I heard they are not so easy to cut.

Can you still use a rotary cutter?


----------



## harpersgrace

I get linatex from Gary, great stuff and I just shoot marbles, lasts forever(OK not really but close) feels very similar to gum rubber but has a bit silkier pull if that makes any sense...I'd use it all the time if my budget allowed...I don't know who SS gets it from but Gary "flatband" Miller is the tops in my book plus he only lives a state away so I can have them in just a day or two


----------



## DaveSteve

harpersgrace said:


> I get linatex from Gary, great stuff and I just shoot marbles, lasts forever(OK not really but close) feels very similar to gum rubber but has a bit silkier pull if that makes any sense...I'd use it all the time if my budget allowed...I don't know who SS gets it from but Gary "flatband" Miller is the tops in my book plus he only lives a state away so I can have them in just a day or two


How wide are they cut? Are they tapered? How would you cut them for .50 lead? Do you shoot them double?

Many questions, I know.

I just don't find any detailed information about them.


----------



## harpersgrace

3/8 in straight cut is what Gary does for me. Single bands, rather thick to be doubled. As I said I shoot marbles most often so what cut would be best for .50 is beyond me I'm afraid.


----------



## DaveSteve

I checked for further info about linatex for slingshots.

I read some older (2007 - 2009) topics in other forums.

http://talk.slingshots.com/forums/showthread.php?t=308

http://slingshots.myfreeforum.org/ftopic386-0-asc-0.php

Statements were made that linatex has uneven thickness, air bubbles and it is difficult to cut.

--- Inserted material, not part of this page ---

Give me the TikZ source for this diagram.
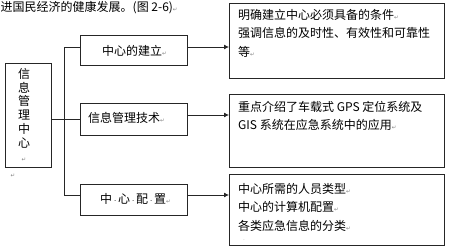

Since this was quite a while ago I wonder if the quality has changed?

Anybody tried it lately and did not encounter such problems?

It's pretty expensive and I like to know if it's worth it.


----------



## harpersgrace

I have it on 4 frames right now none of the above problems but I buy ready made sets, I've spoken to Gary often and he's never mentioned any issues but he would be the one to ask.


----------



## kep135

I havn't managed to scrape together the funds to get some yet, but when I do I'll report back.
I'll be buying them pre cut from simple-shot.com as I'm also concerned about rotary cutter suitability, but as I fit my bands quite short I should have some off cuts that I'll try my rotary cutter on.


----------



## kep135

Oops, if my response doesn't make sense it's because I thought I'd read to the end of the thread, but then there was another page.
Sorry, I'm new to using forums


----------



## DaveSteve

kep135 said:


> I havn't managed to scrape together the funds to get some yet, but when I do I'll report back.
> I'll be buying them pre cut from simple-shot.com as I'm also concerned about rotary cutter suitability, but as I fit my bands quite short I should have some off cuts that I'll try my rotary cutter on.


Please let me know, what you think about them and if the rotary cutter works.


----------



## DaveSteve

harpersgrace said:


> I have it on 4 frames right now none of the above problems but I buy ready made sets, I've spoken to Gary often and he's never mentioned any issues but he would be the one to ask.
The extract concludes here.